Objective: All of the data should be output character for character, except the pictures.

Dataset extract:
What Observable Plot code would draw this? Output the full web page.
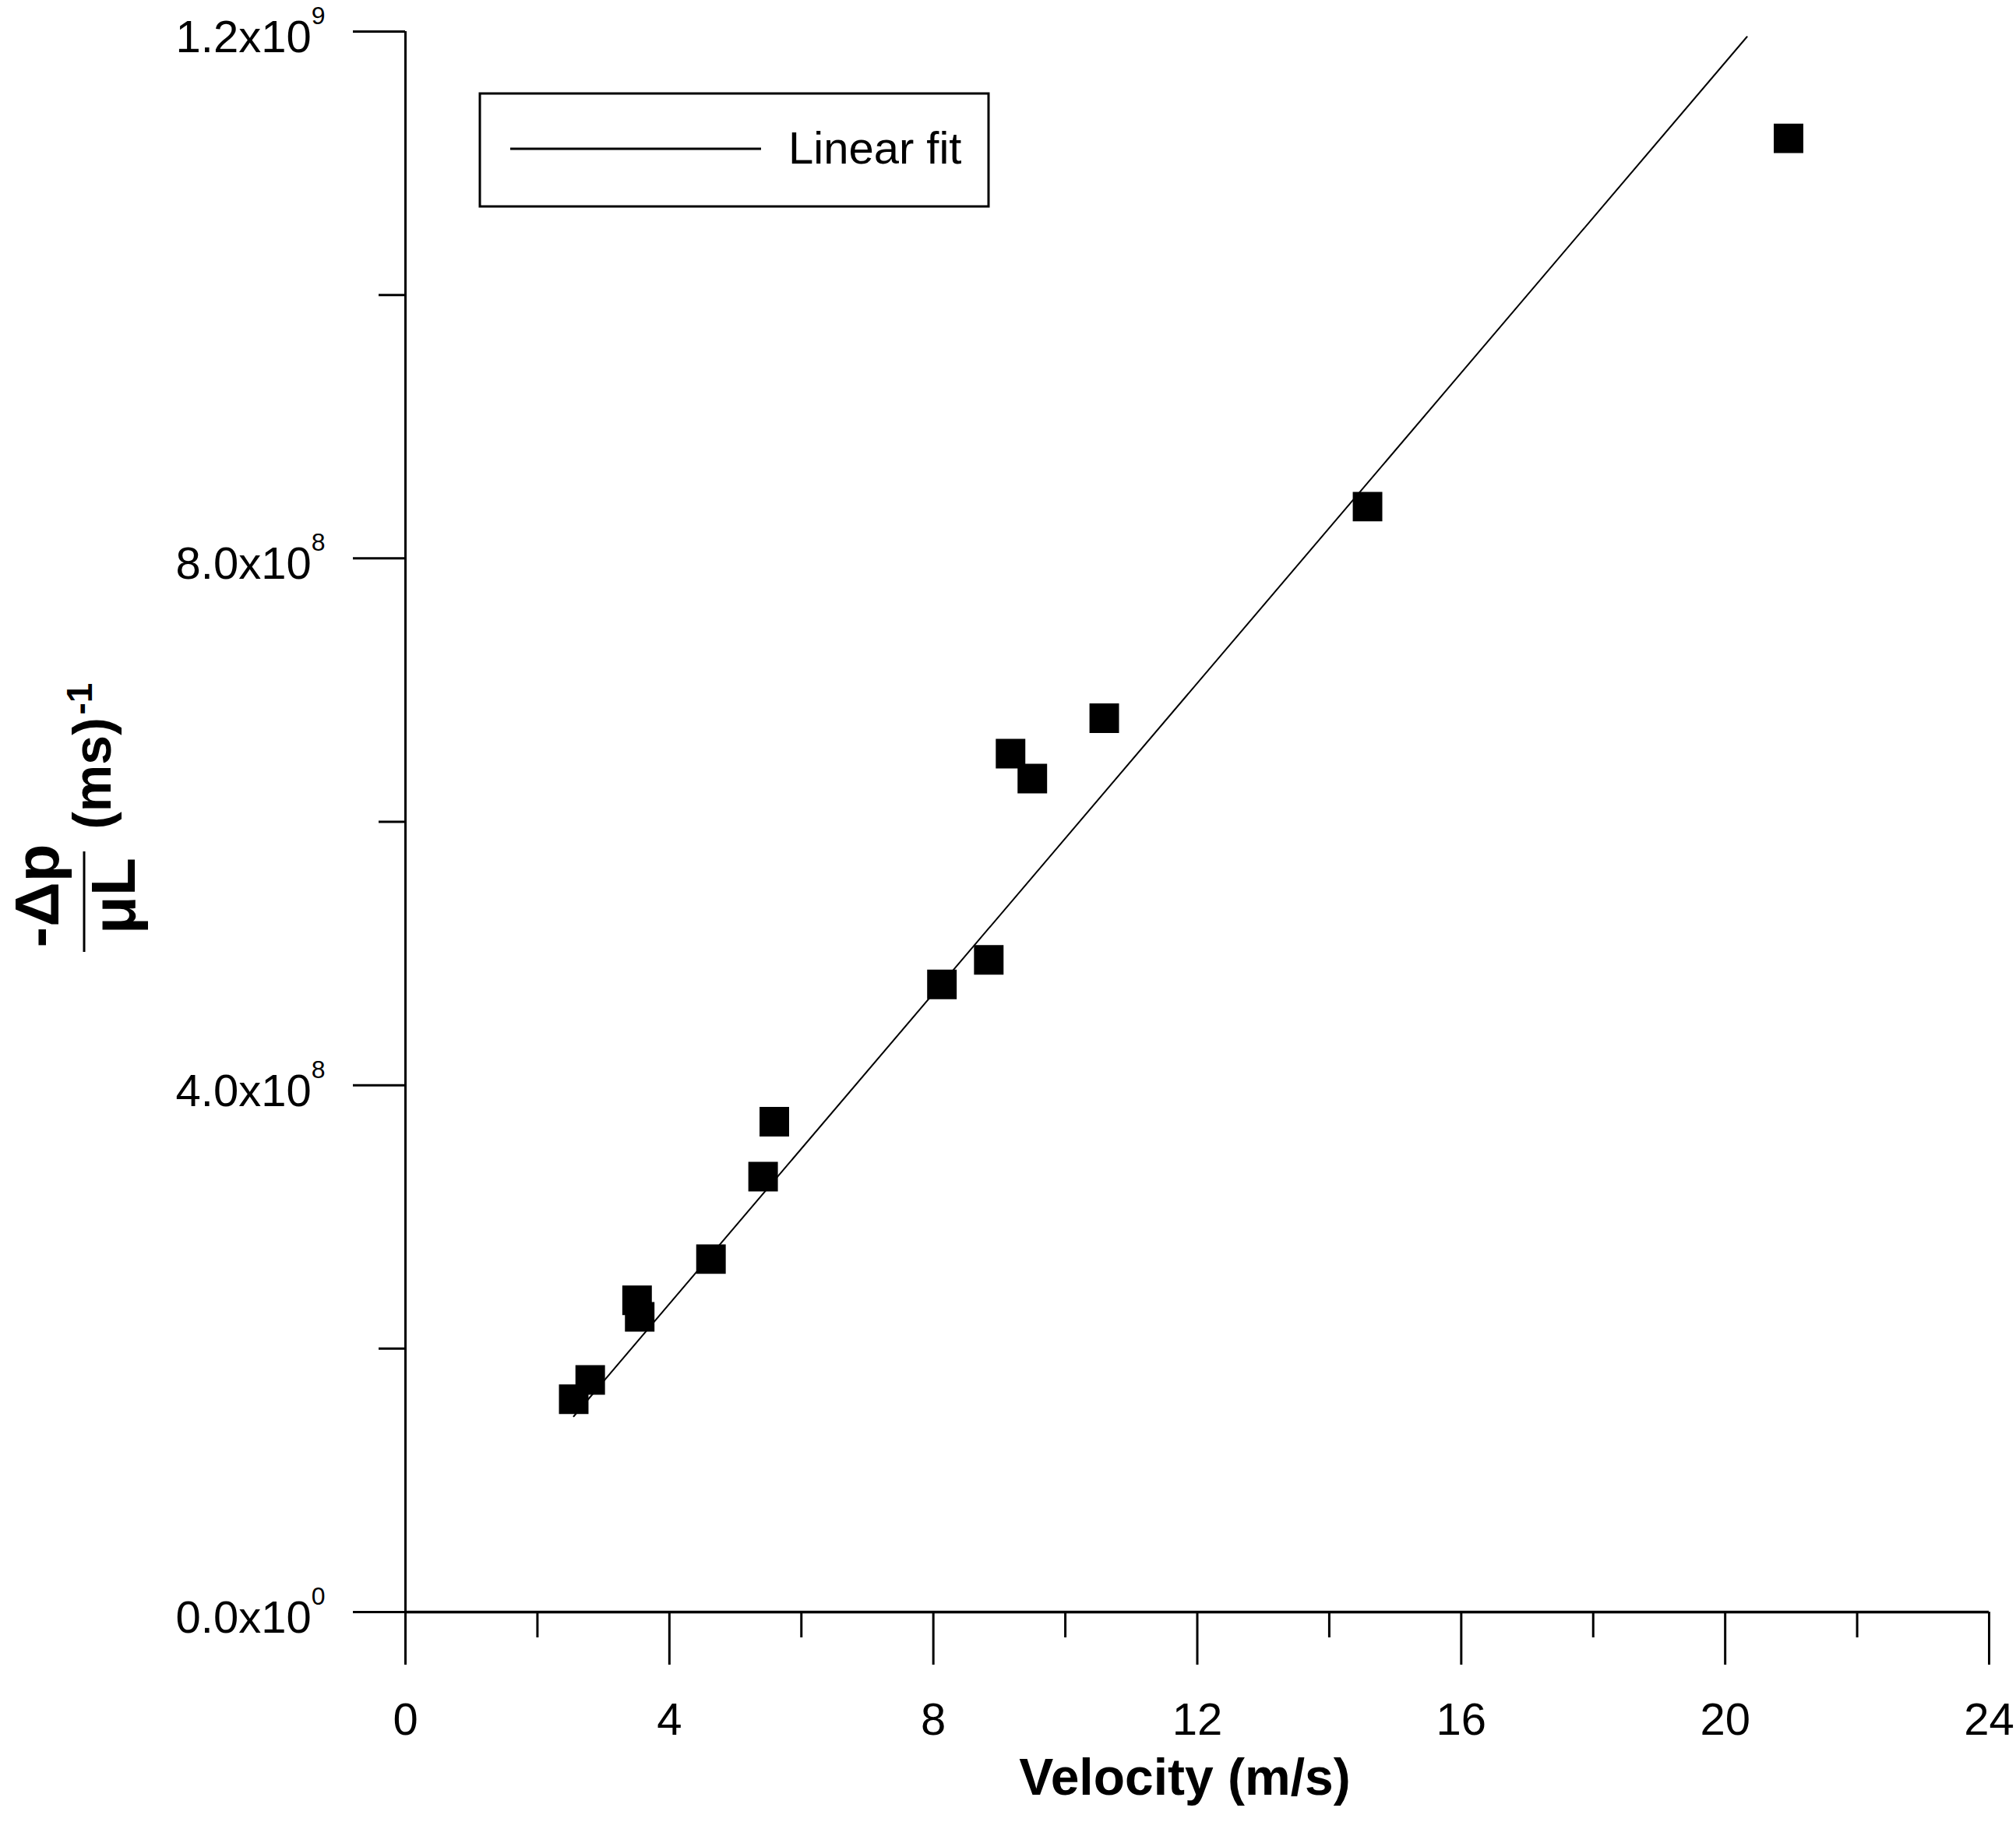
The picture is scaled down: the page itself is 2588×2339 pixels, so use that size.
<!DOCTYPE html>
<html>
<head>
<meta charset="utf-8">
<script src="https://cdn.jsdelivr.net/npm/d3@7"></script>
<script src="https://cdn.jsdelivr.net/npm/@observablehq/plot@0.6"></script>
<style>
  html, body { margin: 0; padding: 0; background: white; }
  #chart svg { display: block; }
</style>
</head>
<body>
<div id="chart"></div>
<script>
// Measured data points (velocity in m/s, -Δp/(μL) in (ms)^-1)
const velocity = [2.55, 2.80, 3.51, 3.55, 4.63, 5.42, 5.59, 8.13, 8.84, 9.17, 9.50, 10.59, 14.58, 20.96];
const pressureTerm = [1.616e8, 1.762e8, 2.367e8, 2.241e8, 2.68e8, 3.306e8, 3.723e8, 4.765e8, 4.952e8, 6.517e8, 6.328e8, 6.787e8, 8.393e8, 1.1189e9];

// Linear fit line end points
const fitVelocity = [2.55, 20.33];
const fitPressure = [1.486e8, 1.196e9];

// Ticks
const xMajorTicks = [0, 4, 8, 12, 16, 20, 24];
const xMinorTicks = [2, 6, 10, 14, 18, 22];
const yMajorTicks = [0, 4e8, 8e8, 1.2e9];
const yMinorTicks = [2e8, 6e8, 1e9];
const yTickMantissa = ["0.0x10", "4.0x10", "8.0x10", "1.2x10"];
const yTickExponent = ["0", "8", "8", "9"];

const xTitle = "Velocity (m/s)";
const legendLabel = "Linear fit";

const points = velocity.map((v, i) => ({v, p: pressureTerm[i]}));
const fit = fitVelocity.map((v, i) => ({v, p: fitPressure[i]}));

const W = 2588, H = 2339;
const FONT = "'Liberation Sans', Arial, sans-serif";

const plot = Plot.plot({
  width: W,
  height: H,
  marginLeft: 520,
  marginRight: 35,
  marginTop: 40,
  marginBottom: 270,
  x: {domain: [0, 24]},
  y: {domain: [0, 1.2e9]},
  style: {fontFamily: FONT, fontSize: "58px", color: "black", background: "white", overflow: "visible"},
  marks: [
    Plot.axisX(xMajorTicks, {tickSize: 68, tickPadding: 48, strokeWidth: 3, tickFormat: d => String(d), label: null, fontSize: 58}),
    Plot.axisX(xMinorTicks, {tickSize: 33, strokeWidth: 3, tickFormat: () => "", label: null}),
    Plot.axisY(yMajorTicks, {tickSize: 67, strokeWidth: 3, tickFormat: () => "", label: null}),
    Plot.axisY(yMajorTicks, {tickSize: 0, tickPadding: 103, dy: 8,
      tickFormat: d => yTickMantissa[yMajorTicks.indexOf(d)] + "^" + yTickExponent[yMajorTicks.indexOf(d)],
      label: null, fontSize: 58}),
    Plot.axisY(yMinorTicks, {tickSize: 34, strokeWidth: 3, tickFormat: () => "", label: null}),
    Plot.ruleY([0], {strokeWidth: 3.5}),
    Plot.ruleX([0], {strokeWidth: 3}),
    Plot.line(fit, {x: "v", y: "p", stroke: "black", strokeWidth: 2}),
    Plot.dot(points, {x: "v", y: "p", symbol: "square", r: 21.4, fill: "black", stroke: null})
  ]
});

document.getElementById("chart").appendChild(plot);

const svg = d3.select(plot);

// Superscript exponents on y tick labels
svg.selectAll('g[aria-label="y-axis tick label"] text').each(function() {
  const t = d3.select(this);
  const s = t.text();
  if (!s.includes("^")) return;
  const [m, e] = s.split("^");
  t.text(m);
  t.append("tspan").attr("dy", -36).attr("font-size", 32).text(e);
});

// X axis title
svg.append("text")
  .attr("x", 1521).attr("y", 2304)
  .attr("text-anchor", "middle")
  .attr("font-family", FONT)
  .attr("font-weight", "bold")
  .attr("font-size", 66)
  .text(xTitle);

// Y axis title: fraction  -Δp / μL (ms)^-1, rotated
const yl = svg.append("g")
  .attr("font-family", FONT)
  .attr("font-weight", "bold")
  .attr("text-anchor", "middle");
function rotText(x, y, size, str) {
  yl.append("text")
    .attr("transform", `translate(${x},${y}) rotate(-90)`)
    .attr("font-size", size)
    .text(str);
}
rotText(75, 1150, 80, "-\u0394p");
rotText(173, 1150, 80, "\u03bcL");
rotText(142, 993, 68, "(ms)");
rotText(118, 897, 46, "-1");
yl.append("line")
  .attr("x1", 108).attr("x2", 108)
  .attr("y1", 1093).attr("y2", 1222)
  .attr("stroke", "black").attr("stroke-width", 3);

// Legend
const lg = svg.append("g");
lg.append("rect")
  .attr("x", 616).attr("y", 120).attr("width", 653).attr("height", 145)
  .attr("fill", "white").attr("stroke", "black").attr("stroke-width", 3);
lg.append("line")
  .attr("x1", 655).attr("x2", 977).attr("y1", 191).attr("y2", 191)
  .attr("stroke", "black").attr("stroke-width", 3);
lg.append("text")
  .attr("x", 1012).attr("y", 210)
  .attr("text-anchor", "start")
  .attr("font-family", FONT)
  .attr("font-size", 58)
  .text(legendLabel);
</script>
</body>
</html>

Full answer:
What Observable Plot code would draw this? Output the full web page.
The picture is scaled down: the page itself is 2588×2339 pixels, so use that size.
<!DOCTYPE html>
<html>
<head>
<meta charset="utf-8">
<script src="https://cdn.jsdelivr.net/npm/d3@7"></script>
<script src="https://cdn.jsdelivr.net/npm/@observablehq/plot@0.6"></script>
<style>
  html, body { margin: 0; padding: 0; background: white; }
  #chart svg { display: block; }
</style>
</head>
<body>
<div id="chart"></div>
<script>
// Measured data points (velocity in m/s, -Δp/(μL) in (ms)^-1)
const velocity = [2.55, 2.80, 3.51, 3.55, 4.63, 5.42, 5.59, 8.13, 8.84, 9.17, 9.50, 10.59, 14.58, 20.96];
const pressureTerm = [1.616e8, 1.762e8, 2.367e8, 2.241e8, 2.68e8, 3.306e8, 3.723e8, 4.765e8, 4.952e8, 6.517e8, 6.328e8, 6.787e8, 8.393e8, 1.1189e9];

// Linear fit line end points
const fitVelocity = [2.55, 20.33];
const fitPressure = [1.486e8, 1.196e9];

// Ticks
const xMajorTicks = [0, 4, 8, 12, 16, 20, 24];
const xMinorTicks = [2, 6, 10, 14, 18, 22];
const yMajorTicks = [0, 4e8, 8e8, 1.2e9];
const yMinorTicks = [2e8, 6e8, 1e9];
const yTickMantissa = ["0.0x10", "4.0x10", "8.0x10", "1.2x10"];
const yTickExponent = ["0", "8", "8", "9"];

const xTitle = "Velocity (m/s)";
const legendLabel = "Linear fit";

const points = velocity.map((v, i) => ({v, p: pressureTerm[i]}));
const fit = fitVelocity.map((v, i) => ({v, p: fitPressure[i]}));

const W = 2588, H = 2339;
const FONT = "'Liberation Sans', Arial, sans-serif";

const plot = Plot.plot({
  width: W,
  height: H,
  marginLeft: 520,
  marginRight: 35,
  marginTop: 40,
  marginBottom: 270,
  x: {domain: [0, 24]},
  y: {domain: [0, 1.2e9]},
  style: {fontFamily: FONT, fontSize: "58px", color: "black", background: "white", overflow: "visible"},
  marks: [
    Plot.axisX(xMajorTicks, {tickSize: 68, tickPadding: 48, strokeWidth: 3, tickFormat: d => String(d), label: null, fontSize: 58}),
    Plot.axisX(xMinorTicks, {tickSize: 33, strokeWidth: 3, tickFormat: () => "", label: null}),
    Plot.axisY(yMajorTicks, {tickSize: 67, strokeWidth: 3, tickFormat: () => "", label: null}),
    Plot.axisY(yMajorTicks, {tickSize: 0, tickPadding: 103, dy: 8,
      tickFormat: d => yTickMantissa[yMajorTicks.indexOf(d)] + "^" + yTickExponent[yMajorTicks.indexOf(d)],
      label: null, fontSize: 58}),
    Plot.axisY(yMinorTicks, {tickSize: 34, strokeWidth: 3, tickFormat: () => "", label: null}),
    Plot.ruleY([0], {strokeWidth: 3.5}),
    Plot.ruleX([0], {strokeWidth: 3}),
    Plot.line(fit, {x: "v", y: "p", stroke: "black", strokeWidth: 2}),
    Plot.dot(points, {x: "v", y: "p", symbol: "square", r: 21.4, fill: "black", stroke: null})
  ]
});

document.getElementById("chart").appendChild(plot);

const svg = d3.select(plot);

// Superscript exponents on y tick labels
svg.selectAll('g[aria-label="y-axis tick label"] text').each(function() {
  const t = d3.select(this);
  const s = t.text();
  if (!s.includes("^")) return;
  const [m, e] = s.split("^");
  t.text(m);
  t.append("tspan").attr("dy", -36).attr("font-size", 32).text(e);
});

// X axis title
svg.append("text")
  .attr("x", 1521).attr("y", 2304)
  .attr("text-anchor", "middle")
  .attr("font-family", FONT)
  .attr("font-weight", "bold")
  .attr("font-size", 66)
  .text(xTitle);

// Y axis title: fraction  -Δp / μL (ms)^-1, rotated
const yl = svg.append("g")
  .attr("font-family", FONT)
  .attr("font-weight", "bold")
  .attr("text-anchor", "middle");
function rotText(x, y, size, str) {
  yl.append("text")
    .attr("transform", `translate(${x},${y}) rotate(-90)`)
    .attr("font-size", size)
    .text(str);
}
rotText(75, 1150, 80, "-\u0394p");
rotText(173, 1150, 80, "\u03bcL");
rotText(142, 993, 68, "(ms)");
rotText(118, 897, 46, "-1");
yl.append("line")
  .attr("x1", 108).attr("x2", 108)
  .attr("y1", 1093).attr("y2", 1222)
  .attr("stroke", "black").attr("stroke-width", 3);

// Legend
const lg = svg.append("g");
lg.append("rect")
  .attr("x", 616).attr("y", 120).attr("width", 653).attr("height", 145)
  .attr("fill", "white").attr("stroke", "black").attr("stroke-width", 3);
lg.append("line")
  .attr("x1", 655).attr("x2", 977).attr("y1", 191).attr("y2", 191)
  .attr("stroke", "black").attr("stroke-width", 3);
lg.append("text")
  .attr("x", 1012).attr("y", 210)
  .attr("text-anchor", "start")
  .attr("font-family", FONT)
  .attr("font-size", 58)
  .text(legendLabel);
</script>
</body>
</html>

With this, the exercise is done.